### Task statement
Copy every line of the records below where the word "that" occurs.

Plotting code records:
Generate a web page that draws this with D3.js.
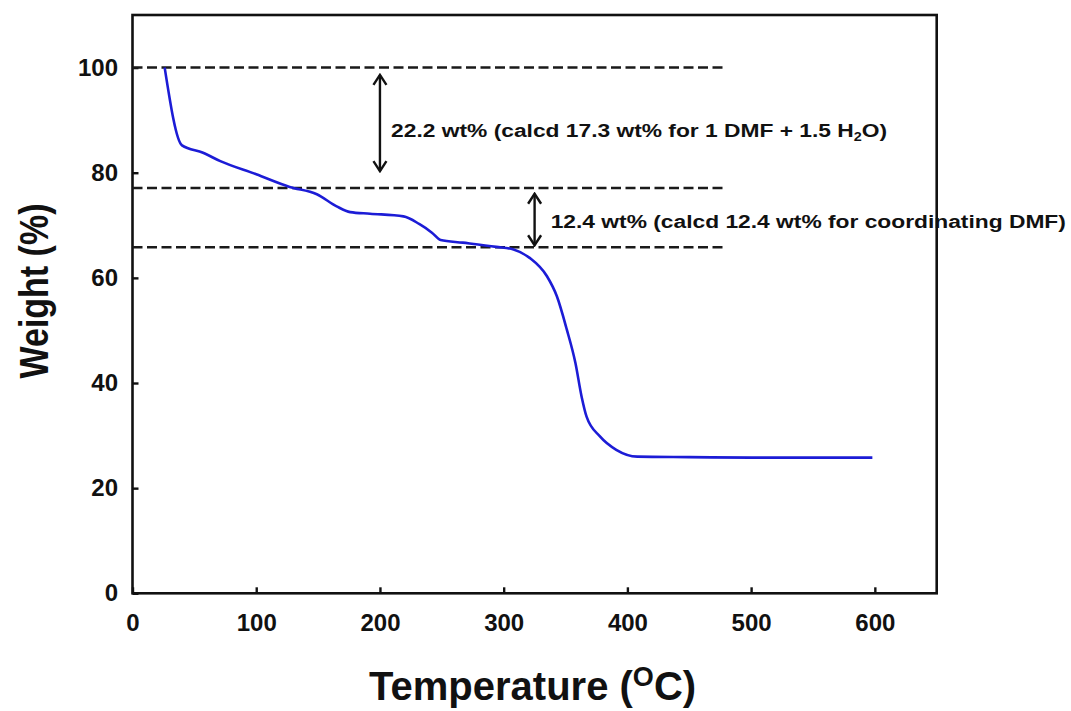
<!DOCTYPE html>
<html lang="en">
<head>
  <meta charset="UTF-8">
  <title>TGA curve</title>
  <script src="https://d3js.org/d3.v7.min.js"></script>
  <style>
    body {
      margin: 0;
      background-color: #fff;
      font-family: "Liberation Sans", Arial, sans-serif;
    }

    .axis text {
      font-size: 24px;
      font-weight: bold;
      fill: #111;
    }

    .axis path,
    .axis line {
      stroke: #111;
      stroke-width: 2.4px;
    }

    .guide {
      stroke: #1a1a1a;
      stroke-width: 2.5px;
      stroke-dasharray: 10 4.5;
    }

    .note {
      font-size: 19px;
      font-weight: bold;
      fill: #111;
    }
  </style>
</head>
<body>
  <script>
    // TGA data
    const temps = [26, 40, 57, 71, 100, 127, 149, 165, 176, 192, 219, 232, 242, 249, 267, 294, 308, 321, 335, 343, 351, 358, 363, 367, 378, 391, 408, 450, 500, 550, 598];
    const weights = [100, 85.2, 83.8, 82.2, 79.7, 77.3, 75.9, 73.6, 72.5, 72.2, 71.7, 70.2, 68.6, 67.2, 66.7, 65.9, 65.4, 63.8, 60.3, 56.5, 50.2, 43.8, 37.4, 33.6, 29.8, 27.3, 26.0, 25.9, 25.8, 25.8, 25.8];

    const xTicks = [0, 100, 200, 300, 400, 500, 600];
    const yTicks = [0, 20, 40, 60, 80, 100];

    // dashed reference levels and the arrows between them
    const levels = [100, 77.1, 65.8];
    const levelEnd = 480;
    const arrowT = [200, 325];
    const arrowTop = [98.6, 76.0];
    const arrowBottom = [80.3, 66.2];
    const notes = [
      ["22.2 wt% (calcd 17.3 wt% for 1 DMF + 1.5 H", "2", "O)"],
      ["12.4 wt% (calcd 12.4 wt% for coordinating DMF)", "", ""]
    ];
    const noteT = [209, 338];
    const noteW = [86.7, 69.5];

    const width = 1071, height = 711;
    const margin = { top: 15, right: 134.3, bottom: 117.7, left: 132.5 };

    const svg = d3.select("body").append("svg")
      .attr("width", width)
      .attr("height", height);

    const x = d3.scaleLinear().domain([0, 650]).range([margin.left, width - margin.right]);
    const y = d3.scaleLinear().domain([0, 110]).range([height - margin.bottom, margin.top]);

    // frame
    svg.append("rect")
      .attr("x", x(0)).attr("y", y(110))
      .attr("width", x(650) - x(0)).attr("height", y(0) - y(110))
      .attr("fill", "none").attr("stroke", "#111").attr("stroke-width", 2.6);

    svg.append("g")
      .attr("class", "axis")
      .attr("transform", `translate(0,${y(0)})`)
      .call(d3.axisBottom(x).tickValues(xTicks).tickSize(-6).tickPadding(21))
      .call(g => g.select(".domain").remove());

    svg.append("g")
      .attr("class", "axis")
      .attr("transform", `translate(${x(0)},0)`)
      .call(d3.axisLeft(y).tickValues(yTicks).tickSize(-6).tickPadding(14.5))
      .call(g => g.select(".domain").remove());

    // dashed guide lines
    svg.selectAll(".guide")
      .data(levels)
      .join("line")
      .attr("class", "guide")
      .attr("x1", x(0)).attr("x2", x(levelEnd))
      .attr("y1", d => y(d)).attr("y2", d => y(d));

    // the curve
    const line = d3.line()
      .x((d, i) => x(temps[i]))
      .y(d => y(d))
      .curve(d3.curveMonotoneX);

    svg.append("path")
      .datum(weights)
      .attr("fill", "none")
      .attr("stroke", "#1c1cd6")
      .attr("stroke-width", 2.6)
      .attr("d", line);

    // double arrows
    const defs = svg.append("defs");
    defs.append("marker")
      .attr("id", "head")
      .attr("viewBox", "-12 -8 14 16")
      .attr("refX", 0).attr("refY", 0)
      .attr("markerWidth", 14).attr("markerHeight", 16)
      .attr("markerUnits", "userSpaceOnUse")
      .attr("orient", "auto-start-reverse")
      .append("path")
      .attr("d", "M-10,-6.5 L0,0 L-10,6.5")
      .attr("fill", "none")
      .attr("stroke", "#111")
      .attr("stroke-width", 2.4);

    arrowT.forEach((t, i) => {
      svg.append("line")
        .attr("x1", x(t)).attr("x2", x(t))
        .attr("y1", y(arrowTop[i])).attr("y2", y(arrowBottom[i]))
        .attr("stroke", "#111")
        .attr("stroke-width", 2.4)
        .attr("marker-start", "url(#head)")
        .attr("marker-end", "url(#head)");
    });

    // stretch the notes a little like the original
    notes.forEach((parts, i) => {
      const t = svg.append("text")
        .attr("class", "note")
        .attr("transform", `translate(${x(noteT[i])},${y(noteW[i])}) scale(1.2,1)`);
      t.append("tspan").text(parts[0]);
      if (parts[1]) {
        t.append("tspan").attr("font-size", "12px").attr("dy", 4).text(parts[1]);
        t.append("tspan").attr("dy", -4).text(parts[2]);
      }
    });

    // axis titles
    const xt = svg.append("text")
      .attr("x", (x(0) + x(650)) / 2 - 2)
      .attr("y", 700)
      .attr("text-anchor", "middle")
      .attr("font-size", "40px")
      .attr("font-weight", "bold")
      .attr("fill", "#111");
    xt.append("tspan").text("Temperature (");
    xt.append("tspan").attr("font-size", "27px").attr("dy", -14).text("O");
    xt.append("tspan").attr("dy", 14).text("C)");

    svg.append("text")
      .attr("transform", "translate(33,291) rotate(-90) scale(1,1.2)")
      .attr("text-anchor", "middle")
      .attr("dy", "0.36em")
      .attr("font-size", "34px")
      .attr("font-weight", "bold")
      .attr("fill", "#111")
      .text("Weight (%)");
  </script>
</body>
</html>
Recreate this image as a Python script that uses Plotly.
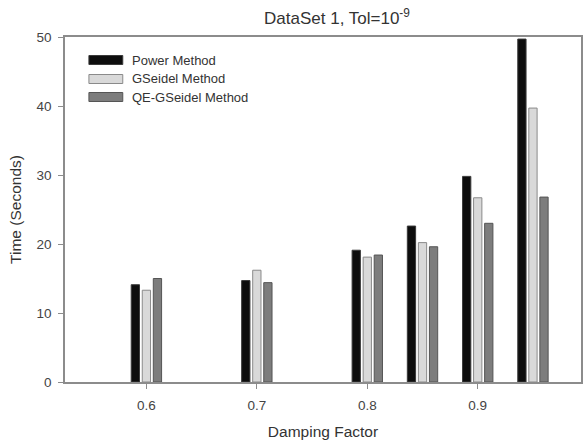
import plotly.graph_objects as go

damping = [0.6, 0.7, 0.8, 0.85, 0.9, 0.95]
power = [14.1, 14.7, 19.1, 22.6, 29.8, 49.7]
gseidel = [13.3, 16.2, 18.1, 20.2, 26.7, 39.7]
qe_gseidel = [15.0, 14.4, 18.4, 19.6, 23.0, 26.8]
series_names = ["Power Method", "GSeidel Method", "QE-GSeidel Method"]
x_ticks = [0.6, 0.7, 0.8, 0.9]
y_ticks = [0, 10, 20, 30, 40, 50]

fills = ["#0d0d0d", "#d9d9d9", "#7d7d7d"]
outlines = ["#3a3a3a", "#8a8a8a", "#555555"]
FONT = "Liberation Sans, Arial, sans-serif"

fig = go.Figure()
for name, vals, fc, lc in zip(series_names, [power, gseidel, qe_gseidel], fills, outlines):
    fig.add_trace(go.Bar(x=damping, y=vals, name=name, marker=dict(color=fc, line=dict(color=lc, width=1)),
                         showlegend=False))

W, H = 584, 443
L, R, T, B = 65, 1, 37, 61
pw, ph = W - L - R, H - T - B

# manual legend (wide swatches like the reference)
leg_y = [60, 79, 97]
for name, fc, lc, yc in zip(series_names, fills, outlines, leg_y):
    y0 = (H - B - (yc + 4.5)) / ph
    y1 = (H - B - (yc - 4.5)) / ph
    fig.add_shape(type="rect", xref="paper", yref="paper",
                  x0=(89 - L) / pw, x1=(123 - L) / pw, y0=y0, y1=y1,
                  fillcolor=fc, line=dict(color=lc, width=1))
    fig.add_annotation(xref="paper", yref="paper", x=(130 - L) / pw, y=(H - B - yc) / ph,
                       text=name, showarrow=False, xanchor="left", yanchor="middle",
                       font=dict(family=FONT, size=13, color="#333333"))

axis_line = "#8c8c8c"
fig.update_layout(
    width=W, height=H,
    margin=dict(l=L, r=R, t=T, b=B, pad=0),
    paper_bgcolor="white", plot_bgcolor="white",
    barmode="group", bargap=0.4, bargroupgap=0.25,
    title=dict(text="DataSet 1, Tol=10<sup>-9</sup>", x=337 / W, xref="container", xanchor="center",
               y=1 - 18 / H, yref="container", yanchor="middle",
               font=dict(family=FONT, size=17, color="#333333")),
    xaxis=dict(range=[0.5263, 0.9935], tickmode="array", tickvals=x_ticks,
               ticktext=[f"{v:.1f}" for v in x_ticks],
               ticks="outside", ticklen=5, tickcolor=axis_line, tickwidth=1,
               showline=True, linecolor=axis_line, linewidth=1.5, mirror=True,
               showgrid=False, zeroline=False, ticklabelstandoff=5,
               tickfont=dict(family=FONT, size=13.5, color="#444444"),
               title=dict(text="Damping Factor", standoff=14,
                          font=dict(family=FONT, size=15.5, color="#333333"))),
    yaxis=dict(range=[0, 50], tickmode="array", tickvals=y_ticks,
               ticks="outside", ticklen=5, tickcolor=axis_line, tickwidth=1,
               showline=True, linecolor=axis_line, linewidth=1.5, mirror=True,
               showgrid=False, zeroline=False, ticklabelstandoff=4,
               tickfont=dict(family=FONT, size=13.5, color="#444444"),
               title=dict(text="Time (Seconds)", standoff=11,
                          font=dict(family=FONT, size=15.5, color="#333333"))),
)

fig.write_html("out.html")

### Response
Generate a web page that draws this with D3.js.
Recreate this image as a Python script that uses Plotly.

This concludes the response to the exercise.